### [Work instructions]
Everything in the listing except the pictures should be written out exactly.

= = = = =

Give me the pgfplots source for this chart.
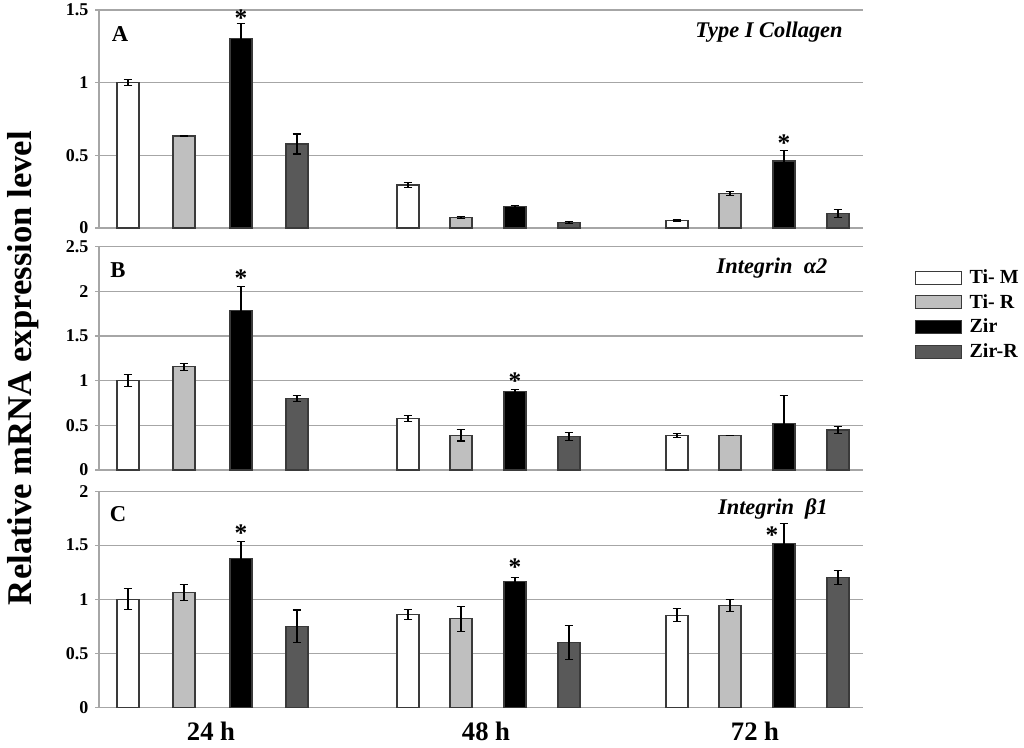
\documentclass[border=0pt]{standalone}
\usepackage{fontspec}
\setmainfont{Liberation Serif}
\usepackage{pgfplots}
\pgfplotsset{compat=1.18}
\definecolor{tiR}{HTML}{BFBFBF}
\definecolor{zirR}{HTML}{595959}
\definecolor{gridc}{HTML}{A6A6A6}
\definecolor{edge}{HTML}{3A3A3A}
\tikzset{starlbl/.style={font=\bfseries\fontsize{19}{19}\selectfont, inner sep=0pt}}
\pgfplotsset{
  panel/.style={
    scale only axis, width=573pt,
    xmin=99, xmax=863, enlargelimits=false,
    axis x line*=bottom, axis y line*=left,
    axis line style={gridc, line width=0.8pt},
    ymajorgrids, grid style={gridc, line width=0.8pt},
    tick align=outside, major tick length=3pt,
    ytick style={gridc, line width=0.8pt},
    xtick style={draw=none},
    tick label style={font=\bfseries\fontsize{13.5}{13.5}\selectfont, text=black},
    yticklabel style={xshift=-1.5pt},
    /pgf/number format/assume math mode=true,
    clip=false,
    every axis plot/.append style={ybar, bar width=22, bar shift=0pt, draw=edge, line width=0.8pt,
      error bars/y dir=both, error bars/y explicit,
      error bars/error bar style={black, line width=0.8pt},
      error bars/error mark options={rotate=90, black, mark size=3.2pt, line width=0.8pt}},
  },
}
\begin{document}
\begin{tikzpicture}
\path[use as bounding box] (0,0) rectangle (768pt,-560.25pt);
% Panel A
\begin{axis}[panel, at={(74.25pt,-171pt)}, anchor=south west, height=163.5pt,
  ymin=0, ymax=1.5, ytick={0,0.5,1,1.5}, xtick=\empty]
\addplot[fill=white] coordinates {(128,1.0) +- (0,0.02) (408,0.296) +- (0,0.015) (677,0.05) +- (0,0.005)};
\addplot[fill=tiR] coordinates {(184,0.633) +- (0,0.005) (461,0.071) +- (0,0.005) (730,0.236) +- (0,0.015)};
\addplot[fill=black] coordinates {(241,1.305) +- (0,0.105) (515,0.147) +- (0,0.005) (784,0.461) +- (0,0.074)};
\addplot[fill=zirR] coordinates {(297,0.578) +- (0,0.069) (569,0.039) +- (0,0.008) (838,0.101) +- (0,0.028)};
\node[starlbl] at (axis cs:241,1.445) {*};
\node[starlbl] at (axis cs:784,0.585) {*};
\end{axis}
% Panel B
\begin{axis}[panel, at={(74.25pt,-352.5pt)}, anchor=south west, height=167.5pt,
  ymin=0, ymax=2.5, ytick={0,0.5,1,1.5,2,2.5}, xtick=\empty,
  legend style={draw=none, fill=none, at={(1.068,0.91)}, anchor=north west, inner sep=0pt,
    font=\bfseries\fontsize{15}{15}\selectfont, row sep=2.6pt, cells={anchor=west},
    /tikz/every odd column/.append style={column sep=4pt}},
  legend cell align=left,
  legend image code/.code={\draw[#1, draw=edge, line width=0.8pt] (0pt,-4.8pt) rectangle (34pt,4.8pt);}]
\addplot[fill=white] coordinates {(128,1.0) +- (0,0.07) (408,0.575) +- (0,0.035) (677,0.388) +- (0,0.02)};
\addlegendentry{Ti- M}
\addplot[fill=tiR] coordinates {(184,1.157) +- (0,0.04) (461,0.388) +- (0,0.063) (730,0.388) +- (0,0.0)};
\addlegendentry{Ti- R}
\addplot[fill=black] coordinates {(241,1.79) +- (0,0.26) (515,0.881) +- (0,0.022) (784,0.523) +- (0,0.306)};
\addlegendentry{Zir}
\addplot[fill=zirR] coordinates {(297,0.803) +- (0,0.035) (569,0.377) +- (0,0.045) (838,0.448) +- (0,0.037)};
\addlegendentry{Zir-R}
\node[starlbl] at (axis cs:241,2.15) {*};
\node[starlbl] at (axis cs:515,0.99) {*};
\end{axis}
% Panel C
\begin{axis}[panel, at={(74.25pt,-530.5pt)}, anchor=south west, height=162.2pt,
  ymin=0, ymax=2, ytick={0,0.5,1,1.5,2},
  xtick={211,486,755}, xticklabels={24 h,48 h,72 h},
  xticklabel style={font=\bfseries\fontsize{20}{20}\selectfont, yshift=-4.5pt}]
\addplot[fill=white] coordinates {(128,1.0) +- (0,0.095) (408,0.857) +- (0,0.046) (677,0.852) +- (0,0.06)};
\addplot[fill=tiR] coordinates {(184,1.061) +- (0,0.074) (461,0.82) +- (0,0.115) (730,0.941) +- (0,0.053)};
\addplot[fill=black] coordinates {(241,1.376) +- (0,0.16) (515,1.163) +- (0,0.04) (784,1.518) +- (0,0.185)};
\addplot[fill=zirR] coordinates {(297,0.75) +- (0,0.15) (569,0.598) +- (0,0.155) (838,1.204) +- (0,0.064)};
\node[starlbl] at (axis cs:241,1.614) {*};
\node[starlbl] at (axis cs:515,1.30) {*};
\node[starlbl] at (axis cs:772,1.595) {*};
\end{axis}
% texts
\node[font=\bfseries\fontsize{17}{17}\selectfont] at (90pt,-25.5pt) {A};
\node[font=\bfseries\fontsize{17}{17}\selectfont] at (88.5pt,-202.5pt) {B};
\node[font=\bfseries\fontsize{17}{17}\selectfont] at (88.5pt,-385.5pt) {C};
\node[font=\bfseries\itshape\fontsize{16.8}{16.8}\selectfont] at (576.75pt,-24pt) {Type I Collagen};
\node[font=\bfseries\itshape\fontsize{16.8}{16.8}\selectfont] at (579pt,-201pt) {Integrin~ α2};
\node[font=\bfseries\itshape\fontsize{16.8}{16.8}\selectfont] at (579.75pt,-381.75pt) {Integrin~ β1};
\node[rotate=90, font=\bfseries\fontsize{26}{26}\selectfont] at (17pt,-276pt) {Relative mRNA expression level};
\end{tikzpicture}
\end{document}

= = = = =

### [Answer to the problem]
Give me the pgfplots source for this chart.
\documentclass[border=0pt]{standalone}
\usepackage{fontspec}
\setmainfont{Liberation Serif}
\usepackage{pgfplots}
\pgfplotsset{compat=1.18}
\definecolor{tiR}{HTML}{BFBFBF}
\definecolor{zirR}{HTML}{595959}
\definecolor{gridc}{HTML}{A6A6A6}
\definecolor{edge}{HTML}{3A3A3A}
\tikzset{starlbl/.style={font=\bfseries\fontsize{19}{19}\selectfont, inner sep=0pt}}
\pgfplotsset{
  panel/.style={
    scale only axis, width=573pt,
    xmin=99, xmax=863, enlargelimits=false,
    axis x line*=bottom, axis y line*=left,
    axis line style={gridc, line width=0.8pt},
    ymajorgrids, grid style={gridc, line width=0.8pt},
    tick align=outside, major tick length=3pt,
    ytick style={gridc, line width=0.8pt},
    xtick style={draw=none},
    tick label style={font=\bfseries\fontsize{13.5}{13.5}\selectfont, text=black},
    yticklabel style={xshift=-1.5pt},
    /pgf/number format/assume math mode=true,
    clip=false,
    every axis plot/.append style={ybar, bar width=22, bar shift=0pt, draw=edge, line width=0.8pt,
      error bars/y dir=both, error bars/y explicit,
      error bars/error bar style={black, line width=0.8pt},
      error bars/error mark options={rotate=90, black, mark size=3.2pt, line width=0.8pt}},
  },
}
\begin{document}
\begin{tikzpicture}
\path[use as bounding box] (0,0) rectangle (768pt,-560.25pt);
% Panel A
\begin{axis}[panel, at={(74.25pt,-171pt)}, anchor=south west, height=163.5pt,
  ymin=0, ymax=1.5, ytick={0,0.5,1,1.5}, xtick=\empty]
\addplot[fill=white] coordinates {(128,1.0) +- (0,0.02) (408,0.296) +- (0,0.015) (677,0.05) +- (0,0.005)};
\addplot[fill=tiR] coordinates {(184,0.633) +- (0,0.005) (461,0.071) +- (0,0.005) (730,0.236) +- (0,0.015)};
\addplot[fill=black] coordinates {(241,1.305) +- (0,0.105) (515,0.147) +- (0,0.005) (784,0.461) +- (0,0.074)};
\addplot[fill=zirR] coordinates {(297,0.578) +- (0,0.069) (569,0.039) +- (0,0.008) (838,0.101) +- (0,0.028)};
\node[starlbl] at (axis cs:241,1.445) {*};
\node[starlbl] at (axis cs:784,0.585) {*};
\end{axis}
% Panel B
\begin{axis}[panel, at={(74.25pt,-352.5pt)}, anchor=south west, height=167.5pt,
  ymin=0, ymax=2.5, ytick={0,0.5,1,1.5,2,2.5}, xtick=\empty,
  legend style={draw=none, fill=none, at={(1.068,0.91)}, anchor=north west, inner sep=0pt,
    font=\bfseries\fontsize{15}{15}\selectfont, row sep=2.6pt, cells={anchor=west},
    /tikz/every odd column/.append style={column sep=4pt}},
  legend cell align=left,
  legend image code/.code={\draw[#1, draw=edge, line width=0.8pt] (0pt,-4.8pt) rectangle (34pt,4.8pt);}]
\addplot[fill=white] coordinates {(128,1.0) +- (0,0.07) (408,0.575) +- (0,0.035) (677,0.388) +- (0,0.02)};
\addlegendentry{Ti- M}
\addplot[fill=tiR] coordinates {(184,1.157) +- (0,0.04) (461,0.388) +- (0,0.063) (730,0.388) +- (0,0.0)};
\addlegendentry{Ti- R}
\addplot[fill=black] coordinates {(241,1.79) +- (0,0.26) (515,0.881) +- (0,0.022) (784,0.523) +- (0,0.306)};
\addlegendentry{Zir}
\addplot[fill=zirR] coordinates {(297,0.803) +- (0,0.035) (569,0.377) +- (0,0.045) (838,0.448) +- (0,0.037)};
\addlegendentry{Zir-R}
\node[starlbl] at (axis cs:241,2.15) {*};
\node[starlbl] at (axis cs:515,0.99) {*};
\end{axis}
% Panel C
\begin{axis}[panel, at={(74.25pt,-530.5pt)}, anchor=south west, height=162.2pt,
  ymin=0, ymax=2, ytick={0,0.5,1,1.5,2},
  xtick={211,486,755}, xticklabels={24 h,48 h,72 h},
  xticklabel style={font=\bfseries\fontsize{20}{20}\selectfont, yshift=-4.5pt}]
\addplot[fill=white] coordinates {(128,1.0) +- (0,0.095) (408,0.857) +- (0,0.046) (677,0.852) +- (0,0.06)};
\addplot[fill=tiR] coordinates {(184,1.061) +- (0,0.074) (461,0.82) +- (0,0.115) (730,0.941) +- (0,0.053)};
\addplot[fill=black] coordinates {(241,1.376) +- (0,0.16) (515,1.163) +- (0,0.04) (784,1.518) +- (0,0.185)};
\addplot[fill=zirR] coordinates {(297,0.75) +- (0,0.15) (569,0.598) +- (0,0.155) (838,1.204) +- (0,0.064)};
\node[starlbl] at (axis cs:241,1.614) {*};
\node[starlbl] at (axis cs:515,1.30) {*};
\node[starlbl] at (axis cs:772,1.595) {*};
\end{axis}
% texts
\node[font=\bfseries\fontsize{17}{17}\selectfont] at (90pt,-25.5pt) {A};
\node[font=\bfseries\fontsize{17}{17}\selectfont] at (88.5pt,-202.5pt) {B};
\node[font=\bfseries\fontsize{17}{17}\selectfont] at (88.5pt,-385.5pt) {C};
\node[font=\bfseries\itshape\fontsize{16.8}{16.8}\selectfont] at (576.75pt,-24pt) {Type I Collagen};
\node[font=\bfseries\itshape\fontsize{16.8}{16.8}\selectfont] at (579pt,-201pt) {Integrin~ α2};
\node[font=\bfseries\itshape\fontsize{16.8}{16.8}\selectfont] at (579.75pt,-381.75pt) {Integrin~ β1};
\node[rotate=90, font=\bfseries\fontsize{26}{26}\selectfont] at (17pt,-276pt) {Relative mRNA expression level};
\end{tikzpicture}
\end{document}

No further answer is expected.